ISTANBUL, Turkey — Viewers of Iran's state broadcaster, IRIB, were surprised last week when Channel 3 departed from its usually staid programming of Islamically-appropriate serials, Quranic recitations and religious documentaries to feature a new current affairs talk show in which a conservative member of parliament unleashed raw criticism against the government.
And he shocked many by saying “the government must issue a protest permit to the Greens" (the term used to refer to Iran’s opposition).
Crossing the Islamic Republic’s invisible line that bans protesters from disobeying Supreme Leader Ali Khamenei, Iran’s ultimate authority, he added: “Even if someone does not accept the Supreme Leader’s words, we mustn’t say that this person is opposed to the system.”
This unprecedented criticism of the government on state television shows that the Ahmadinejad government is grappling to find an effective response to the continuing pressure from the opposition.
Iran’s state broadcaster has been wielded by the state as a political tool since the 1979 revolution installed the Islamic Republic in place of the Shah. Its directors are political appointees, all programming is strictly streamlined to government dictates and employees are obliged to undergo "gozinesh," a loyalty test featuring questions about Islamic trivia.
Then on Sunday regime-sanctioned criticism mounted. A parliamentary committee investigating abuses carried out in Kahrizak, a controversial detention facility south of the capital, delivered a report finding Tehran's former prosecutor Saeed Mortazavi directly responsible for the deaths of three prisoners and 150 others suffering from "limited space, inappropriate nutrition, unsanitary conditions, exposure to excessive heat, verbal and physical abuse," according to Iran’s ILNA news agency. The three deceased prisoners were first described as dying of “meningitis.”

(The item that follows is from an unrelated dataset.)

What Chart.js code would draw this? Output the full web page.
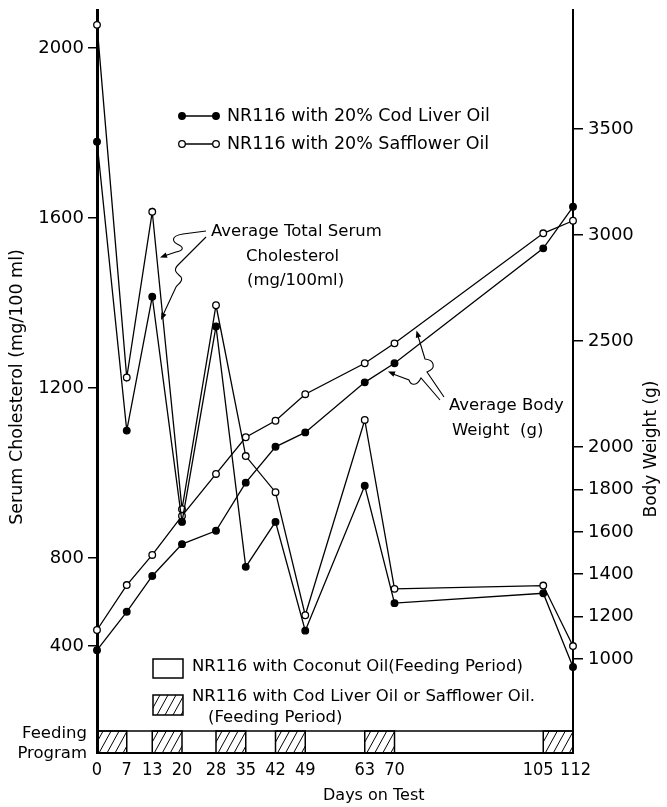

The Supreme Leader himself appeared to backtrack in a Saturday speech where he called upon loyalist Bassiji militiamen not to interfere in policing demonstrations and ordered the judiciary to exercise “prudence and finesse” rather than “arbitrary” measures in quieting unrest.
"Hardliners have closed ranks, allowing certain criticisms to come out and act as a safety valve," said Shahram Kholdi, a lecturer of Middle East studies and Persian at the University of Manchester. "They've always had that kind of diversity and have managed to divide the Green Movement but without conquering it."
The change in tone comes two weeks after the bloodiest day of protests on the day of the Shiite mourning festival of Ashura. But opponents of Iranian President Mahmoud Ahmadinejad argue that the opening is too little, too late.
“The system is employing carrot-and-stick tactics,” said a protesting student speaking on the phone from Tehran on condition of anonymity. “After the stick of Ashura and the threat to execute Greens, the government is now offering the carrot of slightly more open political debate on the television.”
Five individuals arrested during the recent unrest and accused of belonging to the anti-regime MKO organization are set to go on trial, as are 10 members of the Bahai religion. Charged with the crime of "mohareb," struggling against God, had their first court session today. They face a death sentence if found guilty.
Supporters of Moussavi point out that Khamenei has not addressed Mousavi’s five-step path out of this crisis, which called for responsible government, free and fair elections, freeing political prisoners and the press, and the right to establish political parties.
Opposition leader Mehdi Karroubi issued his own five points for reforming the system Monday that avoided calling for the resignation of President Mahmoud Ahmadinejad’s government but demanded that those involved in “abuses” be punished.
But opposition members claim the regime’s threats are running out of steam.
“There is no greater threat in this country than that made by Khamenei himself,” said the Tehran-based political analyst, “and that was used up on the first Friday prayer after the elections and disappeared in a puff of smoke.”
On the next day, June 20, defiant demonstrators again took to the streets. Security forces killed at least 11, including Neda Agha Soltan, whose videotaped death became iconic after being broadcast around the world.
More cracks are appearing in the regime. Last week, an Iranian diplomat resigned from his position in Norway, claiming political asylum for himself and his family. He may be just one of up to 27 defectors since the beginning of the post-election unrest, according to Ali Akbar Omidmehr, a former Iranian ambassador to India, Pakistan and Afghanistan.
Speaking to Voice of America's Persian service on Saturday, Omidmehr claimed that five diplomats and their families have resigned just in the past two weeks.
“More and more people are gearing towards a very slow and painful process,” said a reformist-minded Iranian journalist who escaped jail but has been unemployed since the June elections “We have to see what will happen on 22 Bahman (Feb. 11, the anniversary of the Revolution) but even that is not going to be the all-out event some pundits think.”
Editor's note: This article was updated to correct the date of 22 Bahman — it is Feb. 11, not Feb. 16.